Being unfamiliar with the whole world of MingW/MSys2 - is there any reason that particular build of LLVM is being targeted and why we're not sourcing Clang via MSys2?

@bcooksley because MSYS2 is a rolling release distribution, and IIRC from our IRC conversations, you and Dmitry weren't comfortable with the idea of not having a pinned version.

I see - is there a better way of doing this rather than a zip file from a Github repository that does not appear to be affiliated with the main MSys2 project?
(I'm not sure about MSys2's package manager, but most let you specify the version to install/work with)

It is possible to build or cross-compile the whole toolchain ourselves with the scripts in https://github.com/mstorsjo/llvm-mingw, but I'd rather not do that... Note that MSYS2 is "only" an environment that provides some GNU tools and compiler toolchains based on mingw-w64. The current mingw-builds toolchain we use isn't affiliated with MSYS2 either. Obviously the different parties cooperate with mingw-w64 but neither are the official mingw-w64 toolchain and mingw-w64 does not make an official toolchain. So we either work with prebuilt toolchains, or compile everything manually.

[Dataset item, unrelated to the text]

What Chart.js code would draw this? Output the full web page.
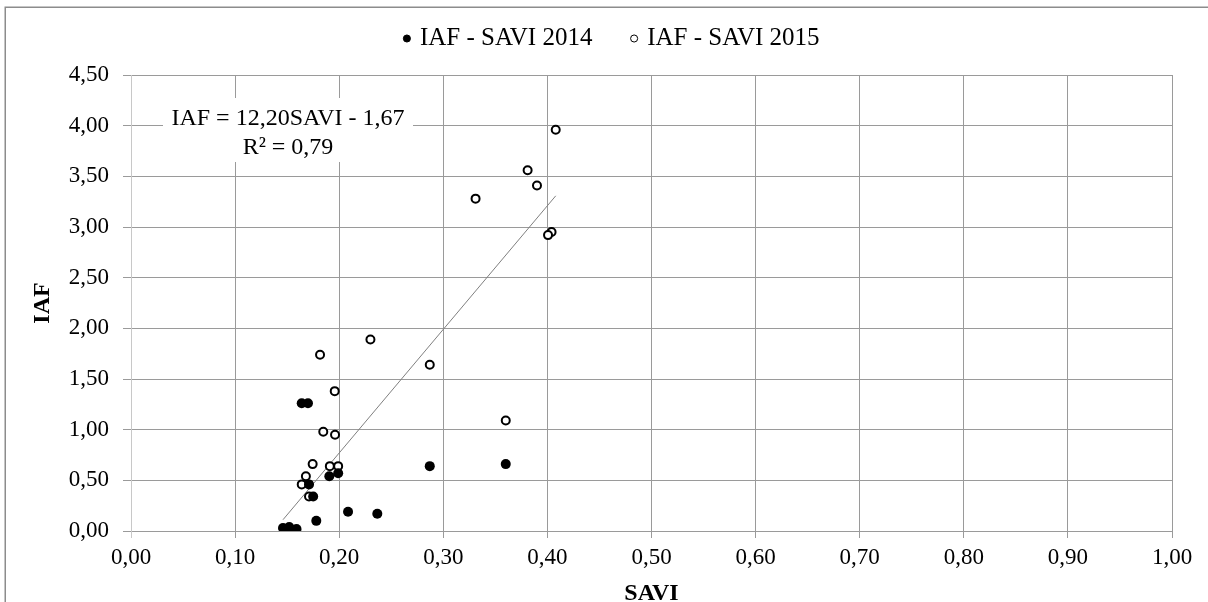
<!DOCTYPE html>
<html>
<head>
<meta charset="utf-8">
<script src="https://cdn.jsdelivr.net/npm/chart.js@4"></script>
<style>
  html, body { margin: 0; padding: 0; background: #ffffff; }
  #wrap { width: 1208px; height: 602px; }
</style>
</head>
<body>
<div id="wrap"><canvas id="chart" width="1208" height="602"></canvas></div>
<script>
// SAVI (x) and IAF (y) samples for each campaign
const savi2014 = [0.164, 0.170, 0.1905, 0.199, 0.171, 0.175, 0.178, 0.2085, 0.2366, 0.146, 0.152, 0.159, 0.287, 0.360];
const iaf2014  = [1.26,  1.26,  0.54,   0.57,  0.46,  0.34,  0.10,  0.19,   0.17,   0.03,  0.04,  0.02,  0.64,  0.66];

const savi2015 = [0.408, 0.381, 0.390, 0.331, 0.404, 0.4006, 0.230, 0.1816, 0.287, 0.1957, 0.360, 0.1847, 0.196, 0.1745, 0.191, 0.199, 0.168, 0.164, 0.171];
const iaf2015  = [3.96,  3.56,  3.41,  3.28,  2.95,  2.92,   1.89,  1.74,   1.64,  1.38,   1.09,  0.98,   0.95,  0.66,   0.64,  0.64,  0.54,  0.46,  0.34];

const seriesNames = ['IAF - SAVI 2014', 'IAF - SAVI 2015'];

// Linear fit reported on the chart
const trendSlope = 12.20;
const trendIntercept = -1.67;
const trendR2 = 0.79;

// Axis ranges
const xRange = [0, 1];
const xStep = 0.1;
const yRange = [0, 4.5];
const yStep = 0.5;

const axisTitleX = 'SAVI';
const axisTitleY = 'IAF';

const SERIF = '"Liberation Serif", "Times New Roman", serif';
const comma = (v, d) => v.toFixed(d).replace('.', ',');

const toPoints = (xs, ys) => xs.map((x, i) => ({ x: x, y: ys[i] }));
const allSavi = savi2014.concat(savi2015);
const trendX = [Math.min(...allSavi), Math.max(...allSavi)];
const trendPoints = trendX.map(x => ({ x: x, y: trendSlope * x + trendIntercept }));

const trendLabel = [
  'IAF = ' + comma(trendSlope, 2) + 'SAVI - ' + comma(Math.abs(trendIntercept), 2),
  'R² = ' + comma(trendR2, 2)
];

// Outer frame of the chart object
const framePlugin = {
  id: 'frame',
  beforeDraw(chart) {
    const ctx = chart.ctx;
    ctx.save();
    ctx.fillStyle = '#ffffff';
    ctx.fillRect(0, 0, chart.width, chart.height);
    ctx.strokeStyle = '#8c8c8c';
    ctx.lineWidth = 1.5;
    ctx.strokeRect(5.25, 7.25, chart.width + 10, chart.height + 10);
    ctx.restore();
  }
};

// Trendline equation in a white box
const equationPlugin = {
  id: 'equation',
  afterDatasetsDraw(chart) {
    const ctx = chart.ctx;
    const a = chart.chartArea;
    const bx = a.left + 32, by = a.top + 23, bw = 250, bh = 64;
    ctx.save();
    ctx.fillStyle = '#ffffff';
    ctx.fillRect(bx, by, bw, bh);
    ctx.fillStyle = '#000000';
    ctx.font = '24px ' + SERIF;
    ctx.textAlign = 'center';
    ctx.textBaseline = 'alphabetic';
    ctx.fillText(trendLabel[0], bx + bw / 2, by + 27);
    ctx.fillText(trendLabel[1], bx + bw / 2, by + 56);
    ctx.restore();
  }
};

const gridColor = '#9a9a9a';
const zeroAxisColor = '#c8c8c8';

new Chart(document.getElementById('chart'), {
  type: 'scatter',
  data: {
    datasets: [
      {
        label: seriesNames[0] + '     ',
        data: toPoints(savi2014, iaf2014),
        pointStyle: 'circle',
        pointRadius: 5,
        pointBorderWidth: 0,
        backgroundColor: '#000000',
        borderColor: '#000000'
      },
      {
        label: seriesNames[1],
        data: toPoints(savi2015, iaf2015),
        pointStyle: 'circle',
        pointRadius: 4,
        pointBorderWidth: 2,
        backgroundColor: '#ffffff',
        borderColor: '#000000'
      },
      {
        type: 'line',
        label: 'trend',
        data: trendPoints,
        borderColor: '#808080',
        borderWidth: 1,
        pointRadius: 0,
        fill: false,
        tension: 0
      }
    ]
  },
  options: {
    responsive: false,
    animation: false,
    events: [],
    layout: { padding: { left: 18, right: 0, top: 16, bottom: 0 } },
    plugins: {
      tooltip: { enabled: false },
      legend: {
        display: true,
        position: 'top',
        labels: {
          color: '#000000',
          font: { family: SERIF, size: 25 },
          usePointStyle: true,
          boxWidth: 1,
          boxHeight: 5,
          padding: 10,
          generateLabels(chart) {
            const items = Chart.defaults.plugins.legend.labels.generateLabels(chart);
            return items
              .filter(it => it.datasetIndex < 2)
              .map(it => Object.assign(it, { lineWidth: 1 }));
          }
        }
      },
      // empty band between the legend and the plot area
      subtitle: {
        display: true,
        text: '',
        weight: 500,
        position: 'top',
        font: { size: 10, lineHeight: 1 },
        padding: { top: 0, bottom: 4 }
      }
    },
    scales: {
      x: {
        type: 'linear',
        min: xRange[0],
        max: xRange[1],
        afterFit(s) { s.height = 71; s.paddingRight = 36; },
        ticks: {
          stepSize: xStep,
          padding: 6,
          color: '#000000',
          font: { family: SERIF, size: 23 },
          callback: v => comma(v, 2)
        },
        grid: {
          color: c => (c.tick && c.tick.value === 0 ? zeroAxisColor : gridColor),
          lineWidth: 1,
          tickLength: 7,
          drawTicks: true
        },
        border: { display: true, color: gridColor, width: 1 },
        title: {
          display: true,
          text: axisTitleX,
          color: '#000000',
          font: { family: SERIF, size: 24, weight: 'bold' },
          padding: { top: 0, bottom: -6 }
        }
      },
      y: {
        type: 'linear',
        min: yRange[0],
        max: yRange[1],
        afterFit(s) { s.width = 113; },
        ticks: {
          stepSize: yStep,
          padding: 14,
          color: '#000000',
          font: { family: SERIF, size: 23 },
          callback: v => comma(v, 2)
        },
        grid: {
          color: gridColor,
          lineWidth: 1,
          tickLength: 8,
          drawTicks: true
        },
        border: { display: true, color: zeroAxisColor, width: 1 },
        title: {
          display: true,
          text: axisTitleY,
          color: '#000000',
          font: { family: SERIF, size: 24, weight: 'bold' },
          padding: { top: 10, bottom: 0 }
        }
      }
    }
  },
  plugins: [framePlugin, equationPlugin]
});
</script>
</body>
</html>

MSYS2 is a rolling release, like Arch Linux (very much, it even uses pacman as the package manager), so you really can't pin package versions unless you archive them somewhere (or you can build them from source, but the compiler you use to build them won't be pinned either).

Meh, that is really quite the terrible situation, no wonder why MSVC is generally considered to be the only supported compiler on Windows...

alvinhochun updated the task description. (Show Details)May 7 2022, 9:41 AM
alvinhochun updated the task description. (Show Details)May 21 2022, 12:18 PM

I've now deployed the LLVM Windows toolchain to C:\MingW-LLVM\ on both Binary Factory builders.
We cannot use C:\MingW\ as it is in use by the existing MingW toolchains.